Records shown

—————

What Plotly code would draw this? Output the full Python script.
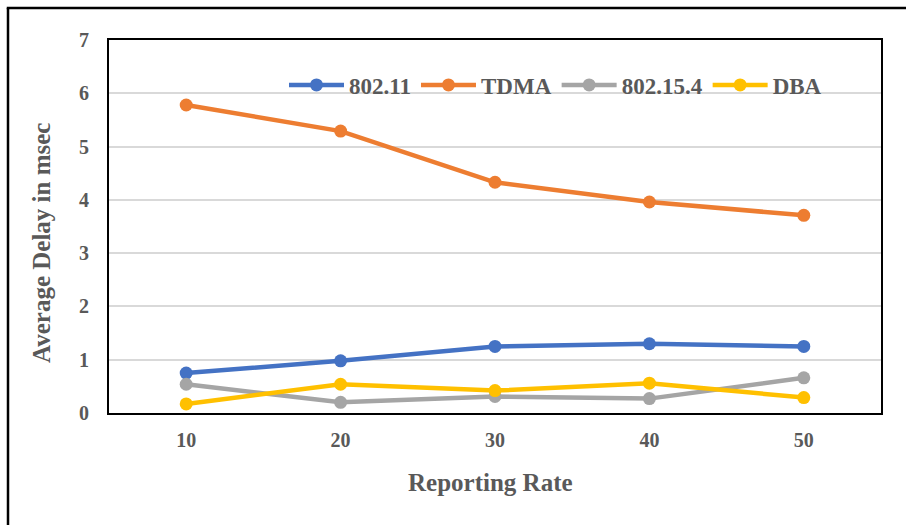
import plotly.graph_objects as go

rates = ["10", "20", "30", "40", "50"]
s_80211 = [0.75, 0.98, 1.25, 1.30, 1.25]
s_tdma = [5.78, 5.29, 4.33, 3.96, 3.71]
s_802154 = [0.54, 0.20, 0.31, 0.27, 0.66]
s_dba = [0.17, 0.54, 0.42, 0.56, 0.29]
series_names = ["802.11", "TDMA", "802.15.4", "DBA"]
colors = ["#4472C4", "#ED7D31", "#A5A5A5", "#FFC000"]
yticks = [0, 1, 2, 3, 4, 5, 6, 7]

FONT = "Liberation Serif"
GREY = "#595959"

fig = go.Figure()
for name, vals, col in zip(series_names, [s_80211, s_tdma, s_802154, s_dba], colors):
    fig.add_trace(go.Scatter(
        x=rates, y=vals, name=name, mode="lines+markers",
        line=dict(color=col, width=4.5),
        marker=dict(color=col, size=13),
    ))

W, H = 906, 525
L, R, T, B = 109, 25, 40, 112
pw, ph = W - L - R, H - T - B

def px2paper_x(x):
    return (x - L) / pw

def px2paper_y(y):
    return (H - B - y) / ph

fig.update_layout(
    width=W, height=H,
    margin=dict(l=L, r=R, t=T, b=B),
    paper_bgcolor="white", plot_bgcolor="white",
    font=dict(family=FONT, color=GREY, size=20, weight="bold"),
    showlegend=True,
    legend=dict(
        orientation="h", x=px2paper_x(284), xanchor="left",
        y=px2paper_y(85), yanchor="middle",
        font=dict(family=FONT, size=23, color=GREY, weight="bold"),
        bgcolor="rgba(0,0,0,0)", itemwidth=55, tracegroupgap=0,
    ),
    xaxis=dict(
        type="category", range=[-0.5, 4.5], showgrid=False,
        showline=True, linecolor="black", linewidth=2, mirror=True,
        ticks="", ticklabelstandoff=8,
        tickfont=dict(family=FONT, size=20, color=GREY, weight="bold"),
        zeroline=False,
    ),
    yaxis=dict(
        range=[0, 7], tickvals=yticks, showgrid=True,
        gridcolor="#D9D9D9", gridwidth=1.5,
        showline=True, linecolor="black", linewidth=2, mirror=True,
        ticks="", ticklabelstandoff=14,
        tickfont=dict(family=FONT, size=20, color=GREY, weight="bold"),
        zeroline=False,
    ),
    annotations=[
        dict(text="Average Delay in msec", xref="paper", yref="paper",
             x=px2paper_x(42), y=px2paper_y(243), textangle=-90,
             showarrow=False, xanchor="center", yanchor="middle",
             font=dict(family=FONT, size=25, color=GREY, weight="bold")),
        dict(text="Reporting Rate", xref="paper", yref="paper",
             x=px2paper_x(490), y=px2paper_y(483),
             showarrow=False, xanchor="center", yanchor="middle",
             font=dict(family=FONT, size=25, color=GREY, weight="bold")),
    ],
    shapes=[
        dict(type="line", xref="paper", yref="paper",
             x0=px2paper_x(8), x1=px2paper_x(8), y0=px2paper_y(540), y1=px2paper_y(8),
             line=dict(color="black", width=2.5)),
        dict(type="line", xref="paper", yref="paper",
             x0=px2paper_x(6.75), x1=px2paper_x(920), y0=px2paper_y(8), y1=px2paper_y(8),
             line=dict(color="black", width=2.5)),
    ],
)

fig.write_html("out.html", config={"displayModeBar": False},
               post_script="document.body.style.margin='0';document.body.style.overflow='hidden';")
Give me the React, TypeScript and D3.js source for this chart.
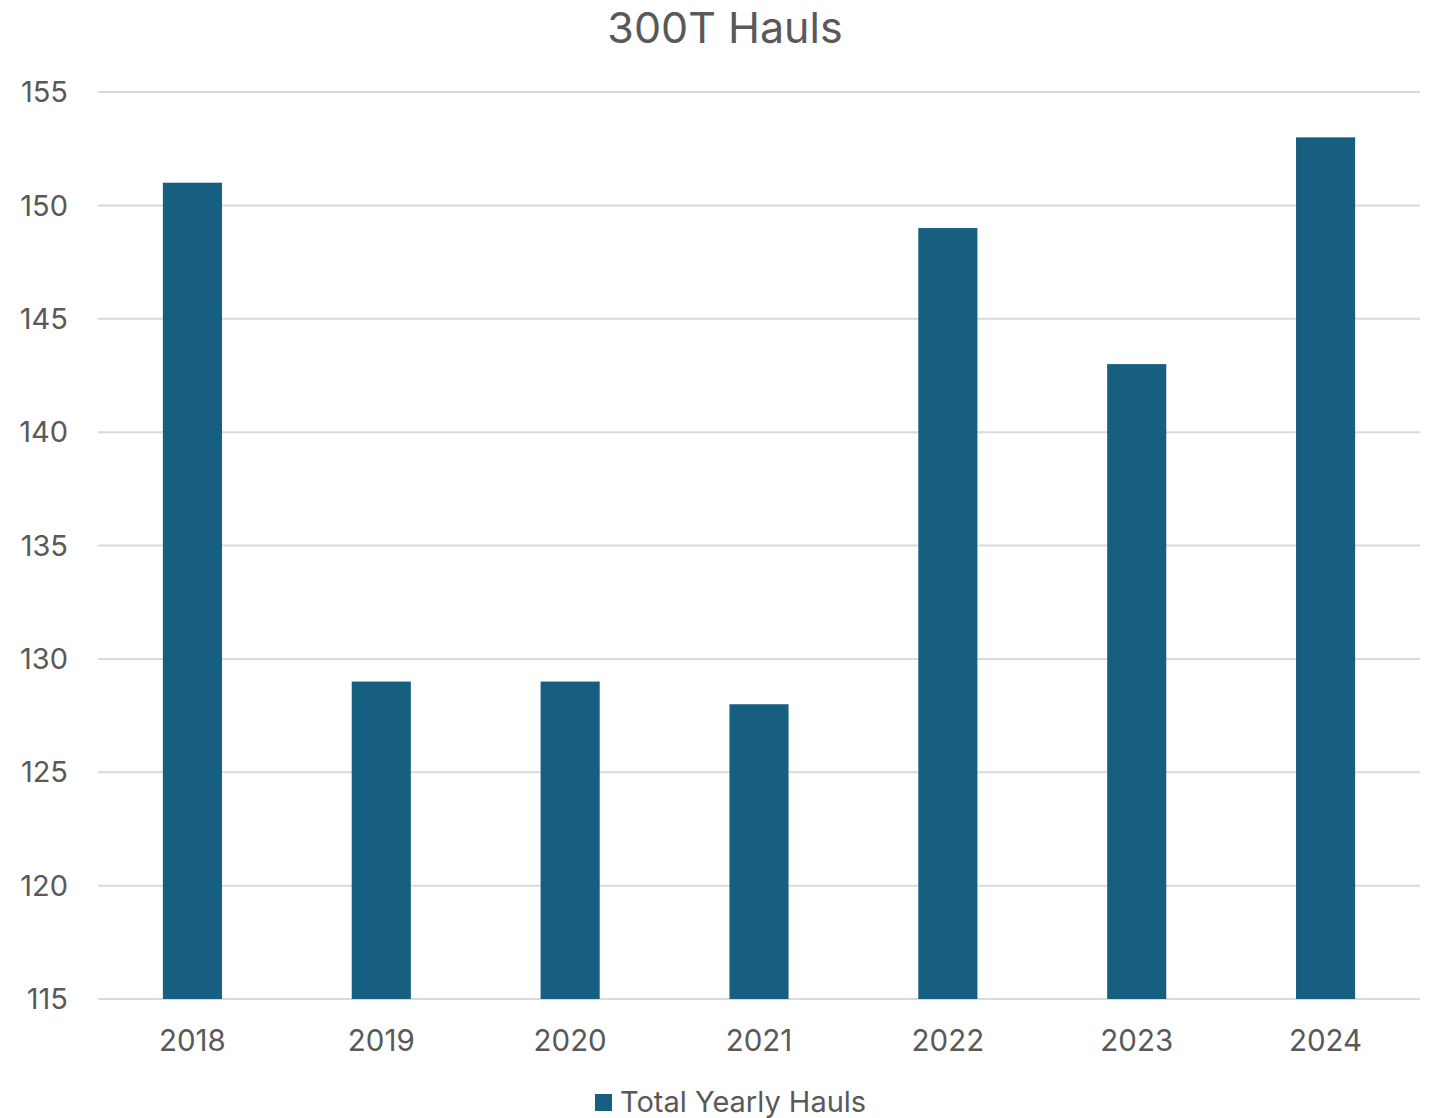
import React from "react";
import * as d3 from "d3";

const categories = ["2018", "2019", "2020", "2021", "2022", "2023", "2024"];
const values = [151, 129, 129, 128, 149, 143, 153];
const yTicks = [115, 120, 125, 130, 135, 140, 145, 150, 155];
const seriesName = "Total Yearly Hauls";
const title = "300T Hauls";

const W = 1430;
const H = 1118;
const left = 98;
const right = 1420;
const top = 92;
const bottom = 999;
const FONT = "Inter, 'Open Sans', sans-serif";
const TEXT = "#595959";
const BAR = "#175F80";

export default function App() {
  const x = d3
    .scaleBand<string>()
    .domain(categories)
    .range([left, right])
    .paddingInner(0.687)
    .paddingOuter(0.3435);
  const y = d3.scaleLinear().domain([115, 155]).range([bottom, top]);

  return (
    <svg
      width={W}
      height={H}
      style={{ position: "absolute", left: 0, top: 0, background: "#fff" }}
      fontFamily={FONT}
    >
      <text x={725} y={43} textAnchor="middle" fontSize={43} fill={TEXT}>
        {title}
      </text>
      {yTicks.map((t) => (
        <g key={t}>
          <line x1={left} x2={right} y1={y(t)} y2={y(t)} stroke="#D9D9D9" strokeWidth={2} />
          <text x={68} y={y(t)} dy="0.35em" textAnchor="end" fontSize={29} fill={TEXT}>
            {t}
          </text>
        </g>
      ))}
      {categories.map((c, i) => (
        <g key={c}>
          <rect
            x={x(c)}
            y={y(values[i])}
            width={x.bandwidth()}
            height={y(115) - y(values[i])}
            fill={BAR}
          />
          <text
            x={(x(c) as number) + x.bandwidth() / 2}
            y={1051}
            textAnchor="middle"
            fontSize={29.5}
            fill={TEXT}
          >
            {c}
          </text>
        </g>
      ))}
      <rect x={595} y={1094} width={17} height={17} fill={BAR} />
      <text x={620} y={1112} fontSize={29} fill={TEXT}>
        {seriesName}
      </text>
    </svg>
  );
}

—————

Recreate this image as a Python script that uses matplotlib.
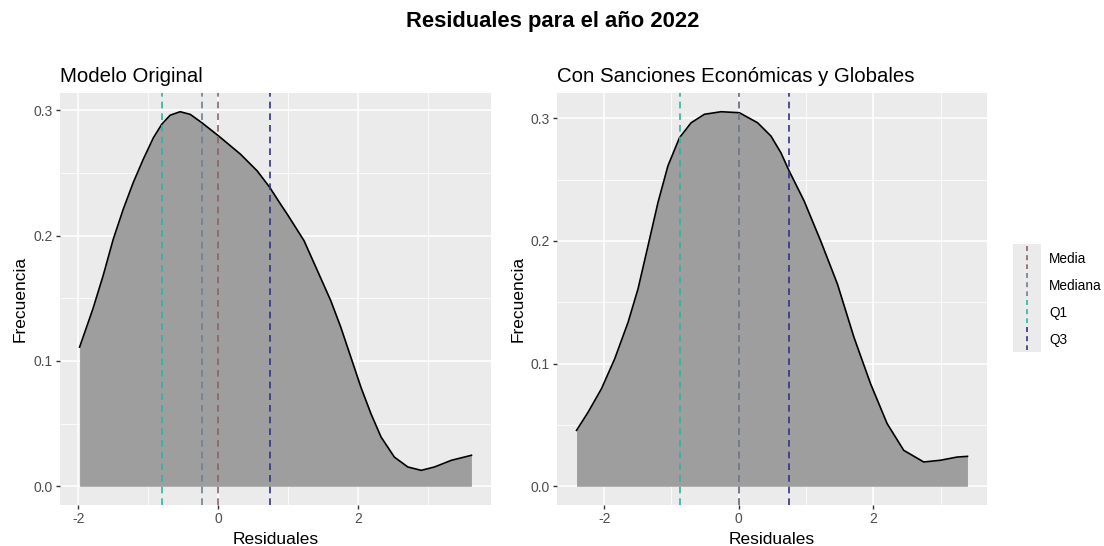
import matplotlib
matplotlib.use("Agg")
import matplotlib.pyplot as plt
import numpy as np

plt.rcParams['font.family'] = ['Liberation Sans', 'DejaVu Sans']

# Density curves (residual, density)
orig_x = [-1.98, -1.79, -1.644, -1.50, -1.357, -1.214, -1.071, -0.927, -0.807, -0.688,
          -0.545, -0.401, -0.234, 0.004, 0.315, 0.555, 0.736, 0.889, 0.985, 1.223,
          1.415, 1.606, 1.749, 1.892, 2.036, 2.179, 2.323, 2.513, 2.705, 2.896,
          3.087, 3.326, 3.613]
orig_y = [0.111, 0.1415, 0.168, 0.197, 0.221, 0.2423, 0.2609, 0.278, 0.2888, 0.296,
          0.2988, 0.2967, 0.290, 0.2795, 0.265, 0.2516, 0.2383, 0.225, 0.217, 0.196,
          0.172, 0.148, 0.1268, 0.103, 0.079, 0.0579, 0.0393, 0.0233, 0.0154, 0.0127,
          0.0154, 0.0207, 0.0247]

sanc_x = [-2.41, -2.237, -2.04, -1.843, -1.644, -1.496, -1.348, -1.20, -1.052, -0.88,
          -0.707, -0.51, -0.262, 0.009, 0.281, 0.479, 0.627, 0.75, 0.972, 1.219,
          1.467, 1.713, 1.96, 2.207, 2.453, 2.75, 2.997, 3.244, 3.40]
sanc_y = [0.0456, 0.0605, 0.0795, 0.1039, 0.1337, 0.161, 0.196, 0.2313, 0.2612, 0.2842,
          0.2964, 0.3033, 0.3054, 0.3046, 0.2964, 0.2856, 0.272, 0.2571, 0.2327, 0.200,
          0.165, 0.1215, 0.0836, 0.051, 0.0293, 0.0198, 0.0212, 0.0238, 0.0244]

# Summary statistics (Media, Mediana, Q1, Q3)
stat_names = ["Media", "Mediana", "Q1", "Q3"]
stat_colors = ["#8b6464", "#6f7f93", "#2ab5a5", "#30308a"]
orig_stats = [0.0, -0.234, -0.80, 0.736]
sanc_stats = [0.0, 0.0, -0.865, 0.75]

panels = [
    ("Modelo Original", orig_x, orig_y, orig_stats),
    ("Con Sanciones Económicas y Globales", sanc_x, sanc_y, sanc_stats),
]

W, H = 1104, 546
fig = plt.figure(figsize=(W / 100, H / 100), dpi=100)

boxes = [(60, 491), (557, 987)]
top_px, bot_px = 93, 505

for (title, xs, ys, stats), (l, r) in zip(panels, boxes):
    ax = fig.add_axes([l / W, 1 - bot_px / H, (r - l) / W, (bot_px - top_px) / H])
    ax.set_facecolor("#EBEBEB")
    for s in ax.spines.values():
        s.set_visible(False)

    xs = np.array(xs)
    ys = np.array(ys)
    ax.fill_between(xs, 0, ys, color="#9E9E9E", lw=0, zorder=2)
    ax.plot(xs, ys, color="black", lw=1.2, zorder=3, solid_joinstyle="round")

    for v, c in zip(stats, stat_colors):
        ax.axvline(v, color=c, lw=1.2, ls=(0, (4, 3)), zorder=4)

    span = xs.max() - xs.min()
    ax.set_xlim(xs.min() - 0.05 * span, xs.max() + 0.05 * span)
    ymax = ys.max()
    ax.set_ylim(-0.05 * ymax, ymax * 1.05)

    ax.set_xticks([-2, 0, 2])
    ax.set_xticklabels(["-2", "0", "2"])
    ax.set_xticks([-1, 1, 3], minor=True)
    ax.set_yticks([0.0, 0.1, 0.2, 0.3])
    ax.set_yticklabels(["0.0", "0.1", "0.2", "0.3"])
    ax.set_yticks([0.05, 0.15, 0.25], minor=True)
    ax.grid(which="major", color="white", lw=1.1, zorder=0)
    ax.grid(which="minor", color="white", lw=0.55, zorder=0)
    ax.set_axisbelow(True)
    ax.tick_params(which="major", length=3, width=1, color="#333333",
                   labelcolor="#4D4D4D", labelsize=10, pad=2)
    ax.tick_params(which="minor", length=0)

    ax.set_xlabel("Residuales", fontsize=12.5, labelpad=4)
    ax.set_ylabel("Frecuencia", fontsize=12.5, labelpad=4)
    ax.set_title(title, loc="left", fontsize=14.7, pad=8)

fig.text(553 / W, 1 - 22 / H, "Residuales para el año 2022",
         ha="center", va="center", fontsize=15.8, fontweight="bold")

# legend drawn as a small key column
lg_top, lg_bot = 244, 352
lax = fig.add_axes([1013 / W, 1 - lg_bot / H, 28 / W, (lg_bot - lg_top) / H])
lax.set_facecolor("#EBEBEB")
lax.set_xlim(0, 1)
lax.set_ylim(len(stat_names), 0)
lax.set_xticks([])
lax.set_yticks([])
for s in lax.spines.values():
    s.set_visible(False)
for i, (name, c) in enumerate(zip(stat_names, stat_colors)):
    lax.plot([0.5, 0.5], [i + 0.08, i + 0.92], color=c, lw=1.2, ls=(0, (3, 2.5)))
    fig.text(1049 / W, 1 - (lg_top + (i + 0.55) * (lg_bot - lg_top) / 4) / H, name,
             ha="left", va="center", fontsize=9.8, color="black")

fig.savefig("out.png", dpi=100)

—————

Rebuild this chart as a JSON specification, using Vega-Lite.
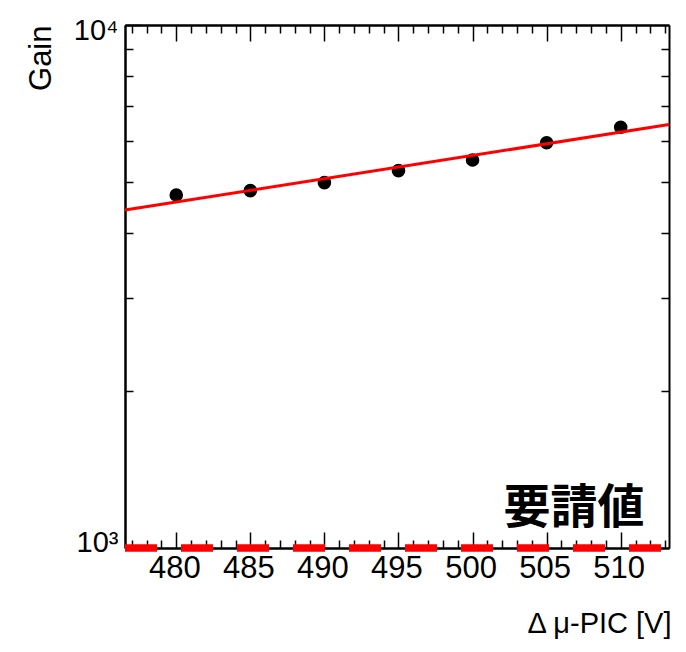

—————

Exercise task
Taking the material above, give again exactly the lines from the one holding "What Plotly code" through the one holding "yticks = [0, 1, 2, 3, 4, 5, 6, 7]", with both ends and without pictures.

Task solution
What Plotly code would draw this? Output the full Python script.
import plotly.graph_objects as go

rates = ["10", "20", "30", "40", "50"]
s_80211 = [0.75, 0.98, 1.25, 1.30, 1.25]
s_tdma = [5.78, 5.29, 4.33, 3.96, 3.71]
s_802154 = [0.54, 0.20, 0.31, 0.27, 0.66]
s_dba = [0.17, 0.54, 0.42, 0.56, 0.29]
series_names = ["802.11", "TDMA", "802.15.4", "DBA"]
colors = ["#4472C4", "#ED7D31", "#A5A5A5", "#FFC000"]
yticks = [0, 1, 2, 3, 4, 5, 6, 7]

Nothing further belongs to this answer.